Provided material:
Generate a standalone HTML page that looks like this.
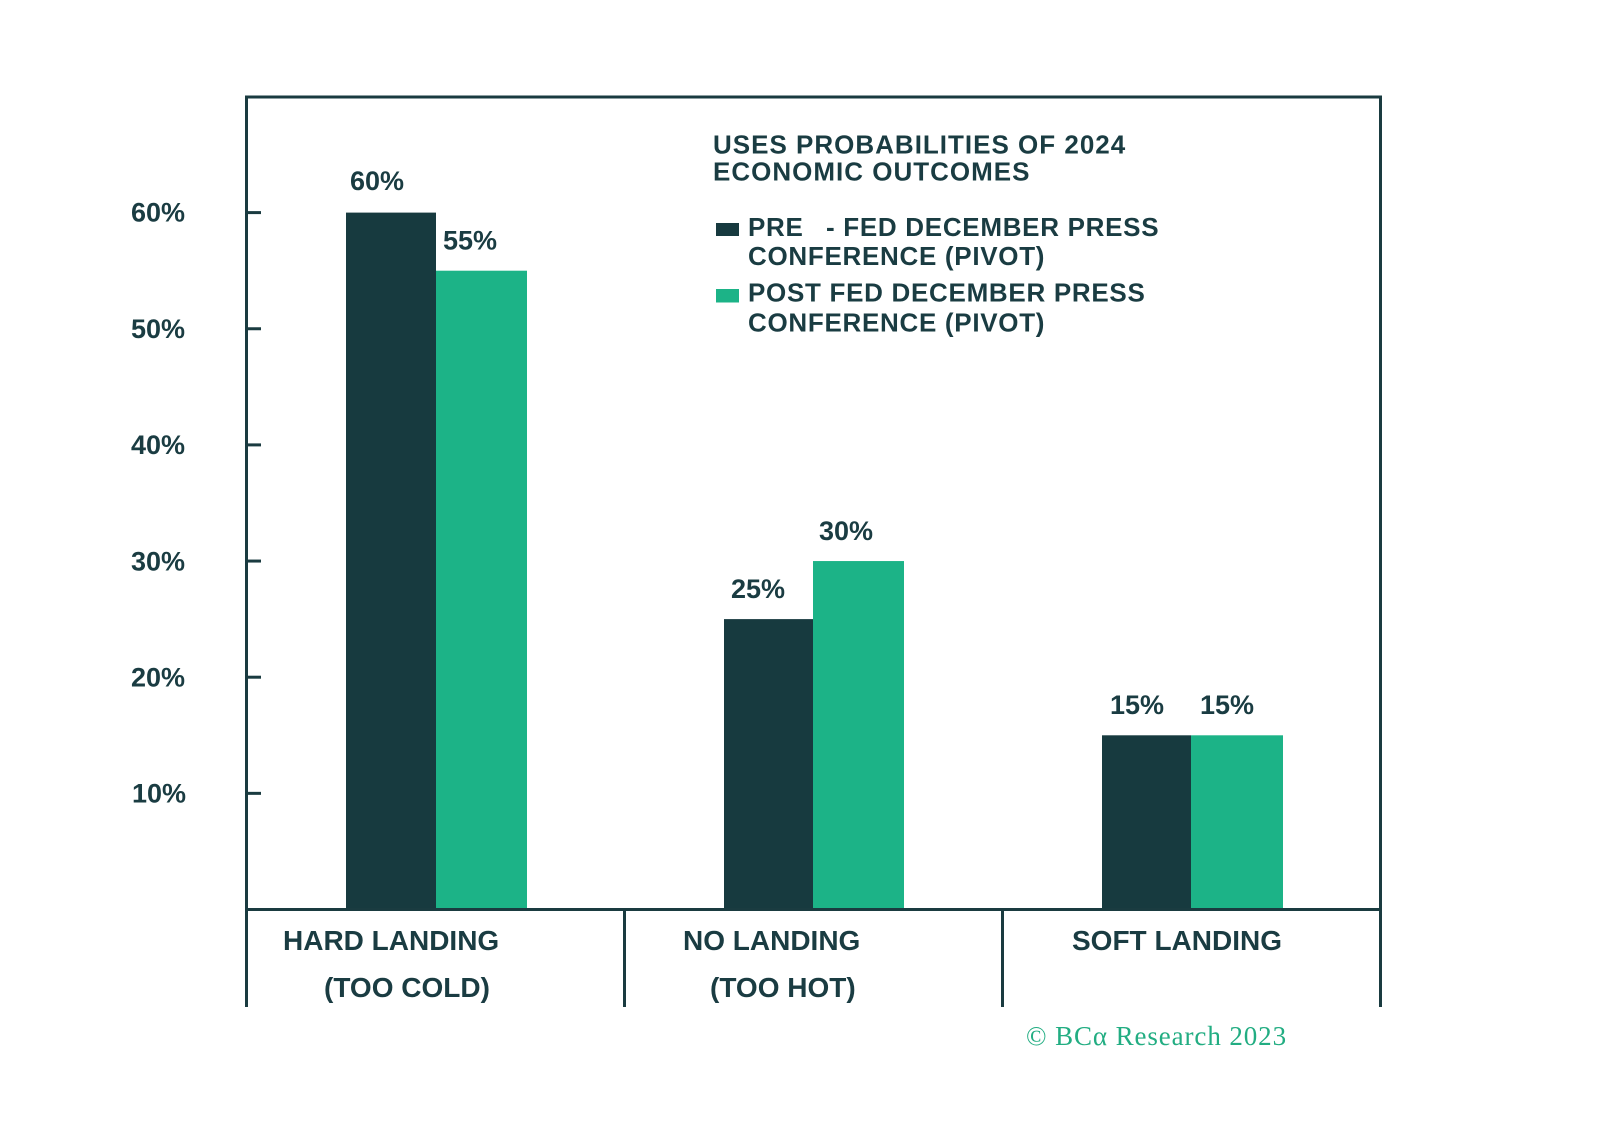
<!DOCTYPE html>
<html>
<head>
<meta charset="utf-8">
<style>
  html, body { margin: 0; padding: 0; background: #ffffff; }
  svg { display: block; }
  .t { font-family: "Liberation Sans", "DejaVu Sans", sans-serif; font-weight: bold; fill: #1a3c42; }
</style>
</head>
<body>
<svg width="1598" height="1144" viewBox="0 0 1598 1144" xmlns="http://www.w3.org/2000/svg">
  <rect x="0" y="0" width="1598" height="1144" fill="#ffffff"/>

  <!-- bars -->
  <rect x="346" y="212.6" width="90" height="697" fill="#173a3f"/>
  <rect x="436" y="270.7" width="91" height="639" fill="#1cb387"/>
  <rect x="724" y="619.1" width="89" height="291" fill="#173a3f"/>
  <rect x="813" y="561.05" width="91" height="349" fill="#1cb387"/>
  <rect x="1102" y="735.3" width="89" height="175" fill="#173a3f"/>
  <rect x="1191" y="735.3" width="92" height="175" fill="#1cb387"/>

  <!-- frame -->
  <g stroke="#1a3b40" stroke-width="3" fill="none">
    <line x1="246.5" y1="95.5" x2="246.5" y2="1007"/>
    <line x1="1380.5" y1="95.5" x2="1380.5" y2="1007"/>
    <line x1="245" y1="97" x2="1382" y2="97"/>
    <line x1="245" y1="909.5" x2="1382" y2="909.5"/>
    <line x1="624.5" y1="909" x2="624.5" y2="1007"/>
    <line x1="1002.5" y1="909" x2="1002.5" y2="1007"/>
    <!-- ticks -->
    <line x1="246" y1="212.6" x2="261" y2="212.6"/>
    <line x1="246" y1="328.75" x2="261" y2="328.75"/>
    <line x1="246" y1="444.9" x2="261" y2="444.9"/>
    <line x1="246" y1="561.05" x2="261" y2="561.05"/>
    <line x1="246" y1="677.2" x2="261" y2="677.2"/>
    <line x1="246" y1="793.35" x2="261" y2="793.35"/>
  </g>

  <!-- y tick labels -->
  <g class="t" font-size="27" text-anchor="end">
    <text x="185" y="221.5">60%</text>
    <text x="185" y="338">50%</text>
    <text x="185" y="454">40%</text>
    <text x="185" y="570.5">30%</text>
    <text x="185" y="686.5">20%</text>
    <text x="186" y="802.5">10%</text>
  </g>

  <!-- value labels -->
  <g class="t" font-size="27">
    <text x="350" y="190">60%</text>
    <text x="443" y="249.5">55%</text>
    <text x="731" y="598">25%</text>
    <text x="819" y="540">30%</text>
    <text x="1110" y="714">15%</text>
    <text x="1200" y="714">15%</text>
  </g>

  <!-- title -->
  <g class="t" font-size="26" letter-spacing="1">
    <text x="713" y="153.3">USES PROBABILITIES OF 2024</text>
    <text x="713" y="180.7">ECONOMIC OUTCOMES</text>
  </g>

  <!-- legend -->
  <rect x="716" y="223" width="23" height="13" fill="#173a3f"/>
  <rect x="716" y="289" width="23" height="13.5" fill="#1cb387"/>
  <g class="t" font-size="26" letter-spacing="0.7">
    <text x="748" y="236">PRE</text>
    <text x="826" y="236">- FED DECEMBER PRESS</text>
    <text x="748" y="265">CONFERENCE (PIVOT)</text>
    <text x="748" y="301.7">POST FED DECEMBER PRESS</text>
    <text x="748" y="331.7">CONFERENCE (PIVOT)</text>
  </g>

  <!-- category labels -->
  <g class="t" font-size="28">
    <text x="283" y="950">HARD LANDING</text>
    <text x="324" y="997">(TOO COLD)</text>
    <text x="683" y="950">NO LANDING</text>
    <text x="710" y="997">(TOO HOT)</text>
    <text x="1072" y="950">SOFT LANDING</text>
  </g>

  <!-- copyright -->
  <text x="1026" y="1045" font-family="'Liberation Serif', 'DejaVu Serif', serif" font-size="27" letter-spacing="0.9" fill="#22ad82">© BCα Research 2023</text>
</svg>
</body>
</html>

Brief: Every line of text is to be repeated exactly; pictures are left out.

Output below:
Generate a standalone HTML page that looks like this.
<!DOCTYPE html>
<html>
<head>
<meta charset="utf-8">
<style>
  html, body { margin: 0; padding: 0; background: #ffffff; }
  svg { display: block; }
  .t { font-family: "Liberation Sans", "DejaVu Sans", sans-serif; font-weight: bold; fill: #1a3c42; }
</style>
</head>
<body>
<svg width="1598" height="1144" viewBox="0 0 1598 1144" xmlns="http://www.w3.org/2000/svg">
  <rect x="0" y="0" width="1598" height="1144" fill="#ffffff"/>

  <!-- bars -->
  <rect x="346" y="212.6" width="90" height="697" fill="#173a3f"/>
  <rect x="436" y="270.7" width="91" height="639" fill="#1cb387"/>
  <rect x="724" y="619.1" width="89" height="291" fill="#173a3f"/>
  <rect x="813" y="561.05" width="91" height="349" fill="#1cb387"/>
  <rect x="1102" y="735.3" width="89" height="175" fill="#173a3f"/>
  <rect x="1191" y="735.3" width="92" height="175" fill="#1cb387"/>

  <!-- frame -->
  <g stroke="#1a3b40" stroke-width="3" fill="none">
    <line x1="246.5" y1="95.5" x2="246.5" y2="1007"/>
    <line x1="1380.5" y1="95.5" x2="1380.5" y2="1007"/>
    <line x1="245" y1="97" x2="1382" y2="97"/>
    <line x1="245" y1="909.5" x2="1382" y2="909.5"/>
    <line x1="624.5" y1="909" x2="624.5" y2="1007"/>
    <line x1="1002.5" y1="909" x2="1002.5" y2="1007"/>
    <!-- ticks -->
    <line x1="246" y1="212.6" x2="261" y2="212.6"/>
    <line x1="246" y1="328.75" x2="261" y2="328.75"/>
    <line x1="246" y1="444.9" x2="261" y2="444.9"/>
    <line x1="246" y1="561.05" x2="261" y2="561.05"/>
    <line x1="246" y1="677.2" x2="261" y2="677.2"/>
    <line x1="246" y1="793.35" x2="261" y2="793.35"/>
  </g>

  <!-- y tick labels -->
  <g class="t" font-size="27" text-anchor="end">
    <text x="185" y="221.5">60%</text>
    <text x="185" y="338">50%</text>
    <text x="185" y="454">40%</text>
    <text x="185" y="570.5">30%</text>
    <text x="185" y="686.5">20%</text>
    <text x="186" y="802.5">10%</text>
  </g>

  <!-- value labels -->
  <g class="t" font-size="27">
    <text x="350" y="190">60%</text>
    <text x="443" y="249.5">55%</text>
    <text x="731" y="598">25%</text>
    <text x="819" y="540">30%</text>
    <text x="1110" y="714">15%</text>
    <text x="1200" y="714">15%</text>
  </g>

  <!-- title -->
  <g class="t" font-size="26" letter-spacing="1">
    <text x="713" y="153.3">USES PROBABILITIES OF 2024</text>
    <text x="713" y="180.7">ECONOMIC OUTCOMES</text>
  </g>

  <!-- legend -->
  <rect x="716" y="223" width="23" height="13" fill="#173a3f"/>
  <rect x="716" y="289" width="23" height="13.5" fill="#1cb387"/>
  <g class="t" font-size="26" letter-spacing="0.7">
    <text x="748" y="236">PRE</text>
    <text x="826" y="236">- FED DECEMBER PRESS</text>
    <text x="748" y="265">CONFERENCE (PIVOT)</text>
    <text x="748" y="301.7">POST FED DECEMBER PRESS</text>
    <text x="748" y="331.7">CONFERENCE (PIVOT)</text>
  </g>

  <!-- category labels -->
  <g class="t" font-size="28">
    <text x="283" y="950">HARD LANDING</text>
    <text x="324" y="997">(TOO COLD)</text>
    <text x="683" y="950">NO LANDING</text>
    <text x="710" y="997">(TOO HOT)</text>
    <text x="1072" y="950">SOFT LANDING</text>
  </g>

  <!-- copyright -->
  <text x="1026" y="1045" font-family="'Liberation Serif', 'DejaVu Serif', serif" font-size="27" letter-spacing="0.9" fill="#22ad82">© BCα Research 2023</text>
</svg>
</body>
</html>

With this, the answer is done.